Narrow the data below down to the lines containing "matplotlib".

── Data provided

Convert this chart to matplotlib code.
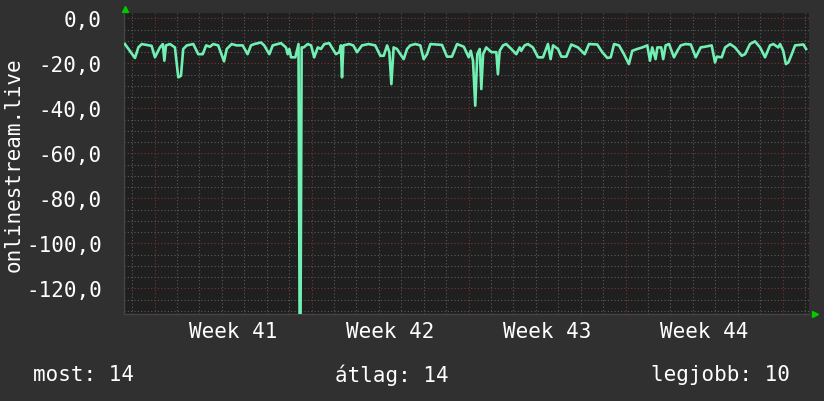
import matplotlib
matplotlib.use("Agg")
from matplotlib import pyplot as plt
import numpy as np

# time in days since the left edge of the graph, and the measured value
days = [0.04, 0.49, 0.64, 0.79, 1.23, 1.38, 1.60, 1.73, 1.80, 1.87,
        2.05, 2.27, 2.42, 2.54, 2.64, 2.80, 3.09, 3.31, 3.51, 3.66,
        3.83, 3.98, 4.20, 4.46, 4.58, 4.80, 5.02, 5.29, 5.51, 5.66,
        5.81, 6.11, 6.25, 6.48, 6.63, 7.00, 7.22, 7.30, 7.37, 7.45,
        7.64, 7.78, 7.83, 7.85, 7.87, 7.92, 8.01, 8.19, 8.34, 8.48,
        8.64, 8.78, 8.93, 9.15, 9.45, 9.60, 9.67, 9.72, 9.78, 10.04,
        10.22, 10.39, 10.61, 10.91, 11.20, 11.43, 11.58, 11.73, 11.83, 11.92,
        12.02, 12.17, 12.32, 12.47, 12.62, 12.76, 12.99, 13.21, 13.36, 13.51,
        13.66, 14.18, 14.40, 14.62, 14.85, 15.15, 15.37, 15.46, 15.56, 15.66,
        15.75, 15.86, 15.93, 16.01, 16.15, 16.38, 16.60, 16.67, 16.75, 16.90,
        17.04, 17.27, 17.49, 17.64, 17.71, 17.86, 18.01, 18.23, 18.46, 18.68,
        18.90, 19.02, 19.13, 19.35, 19.50, 19.72, 19.94, 20.24, 20.54, 20.73,
        21.10, 21.32, 21.55, 21.70, 21.85, 22.07, 22.29, 22.51, 22.66, 22.88,
        23.11, 23.33, 23.45, 23.55, 23.70, 23.78, 23.95, 24.04, 24.15, 24.30,
        24.52, 24.67, 24.82, 25.04, 25.27, 25.49, 25.71, 25.90, 26.20, 26.35,
        26.43, 26.65, 26.80, 27.02, 27.24, 27.54, 27.69, 27.91, 28.13, 28.36,
        28.58, 28.80, 28.95, 29.17, 29.25, 29.39, 29.51, 29.62, 29.77, 29.92,
        30.29, 30.41]
values = [-11.4, -17.6, -12.9, -11.4, -12.2, -17.3, -12.9, -11.4, -18.8, -12.0,
          -11.4, -12.9, -26.2, -25.5, -13.6, -12.0, -11.4, -15.9, -15.9, -12.0,
          -12.6, -11.4, -12.0, -19.1, -13.6, -11.4, -12.0, -12.0, -15.9, -12.0,
          -11.4, -10.7, -12.0, -15.9, -12.0, -11.0, -12.9, -15.9, -13.6, -17.3,
          -17.3, -11.4, -135.0, -135.0, -135.0, -12.9, -12.9, -11.4, -12.0, -17.3,
          -12.9, -13.6, -11.4, -11.0, -15.9, -15.0, -12.0, -26.2, -12.0, -11.4,
          -12.0, -15.0, -12.0, -11.4, -12.0, -16.6, -16.6, -12.0, -15.0, -29.2,
          -12.9, -13.6, -15.9, -18.1, -13.6, -12.0, -11.4, -12.0, -18.1, -15.9,
          -11.4, -11.8, -17.0, -17.0, -11.4, -12.6, -17.3, -14.4, -18.8, -38.8,
          -15.9, -13.6, -31.4, -15.9, -12.9, -15.0, -15.0, -24.8, -14.4, -12.0,
          -11.4, -13.6, -15.9, -12.9, -14.4, -12.0, -11.4, -12.9, -17.3, -17.3,
          -11.4, -18.1, -12.0, -13.6, -17.0, -17.0, -11.6, -12.9, -15.9, -11.4,
          -11.6, -15.0, -17.6, -17.3, -11.4, -12.0, -15.9, -20.3, -14.4, -13.6,
          -12.9, -12.0, -18.8, -12.9, -18.1, -12.9, -12.9, -18.1, -12.0, -11.4,
          -17.3, -14.4, -12.0, -11.4, -11.6, -17.3, -12.9, -12.6, -12.0, -19.6,
          -17.0, -17.3, -12.9, -11.4, -12.9, -16.6, -15.9, -11.4, -10.2, -12.9,
          -17.3, -12.0, -11.4, -12.9, -11.4, -14.4, -20.3, -19.6, -15.9, -12.0,
          -11.6, -13.6]

week_starts = [1.36, 8.36, 15.36, 22.36, 29.36]
week_labels = ["Week 41", "Week 42", "Week 43", "Week 44"]
y_ticks = [0, -20, -40, -60, -80, -100, -120]
summary = ["most: 14", "átlag: 14", "legjobb: 10"]
y_label = "onlinestream.live"

X_MAX = 30.54
Y_MIN, Y_MAX = -131.4, 2.4
BG = "#303030"
PLOT_BG = "#1f1f1f"
LINE = "#72f0b4"
FONT = "DejaVu Sans Mono"
FS = 15

fig = plt.figure(figsize=(8.24, 4.02), dpi=100, facecolor=BG)
ax = fig.add_axes([124 / 824, 87 / 402, 685 / 824, 301 / 402])
ax.set_facecolor(PLOT_BG)

# dotted minor grid (daily / every 5) and red major grid (weekly / every 20)
dot = (0, (1, 2))
for d in np.arange(week_starts[0] - 1, X_MAX, 1.0):
    if min(abs(d - w) for w in week_starts) > 0.01:
        ax.axvline(d, color="#5a5a5a", lw=0.8, ls=dot, zorder=1)
for v in np.arange(0, Y_MIN, -5):
    if v % 20 != 0:
        ax.axhline(v, color="#5a5a5a", lw=0.8, ls=dot, zorder=1)
for w in week_starts:
    ax.axvline(w, color="#7a3434", lw=0.8, ls=dot, zorder=1)
for v in y_ticks:
    ax.axhline(v, color="#7a3434", lw=0.8, ls=dot, zorder=1)

ax.plot(days, values, color=LINE, lw=1.9, zorder=3)

ax.set_xlim(0, X_MAX)
ax.set_ylim(Y_MIN, Y_MAX)

ax.set_yticks(y_ticks)
ax.set_yticklabels([f"{v:.1f}".replace(".", ",") for v in y_ticks],
                   family=FONT, fontsize=FS, color="white")
ax.tick_params(axis="y", length=0, pad=16)

mids = [(week_starts[i] + week_starts[i + 1]) / 2 for i in range(len(week_labels))]
ax.set_xticks(mids)
ax.set_xticklabels(week_labels, family=FONT, fontsize=FS, color="white")
ax.tick_params(axis="x", length=0, pad=5)

for side in ["top", "right"]:
    ax.spines[side].set_visible(False)
for side in ["bottom", "left"]:
    ax.spines[side].set_color("#444444")
    ax.spines[side].set_linewidth(1.0)

# green arrow heads at the axis ends
ax.plot([0.001], [1.013], marker="^", color="#00cc00", ms=4, transform=ax.transAxes,
        clip_on=False)
ax.plot([1.009], [0.0], marker=">", color="#00cc00", ms=4, transform=ax.transAxes,
        clip_on=False)

fig.text(14 / 824, 0.5 + (402 / 2 - 165) / 402, y_label, rotation=90, ha="center",
         va="center", family=FONT, fontsize=FS, color="white")

fig.text(33 / 824, 1 - 375 / 402, summary[0], ha="left", va="center",
         family=FONT, fontsize=FS, color="white")
fig.text(392 / 824, 1 - 375 / 402, summary[1], ha="center", va="center",
         family=FONT, fontsize=FS, color="white")
fig.text(790 / 824, 1 - 375 / 402, summary[2], ha="right", va="center",
         family=FONT, fontsize=FS, color="white")

fig.savefig("out.png", dpi=100, facecolor=BG)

────

* _Expected answer_
Convert this chart to matplotlib code.
import matplotlib
matplotlib.use("Agg")
from matplotlib import pyplot as plt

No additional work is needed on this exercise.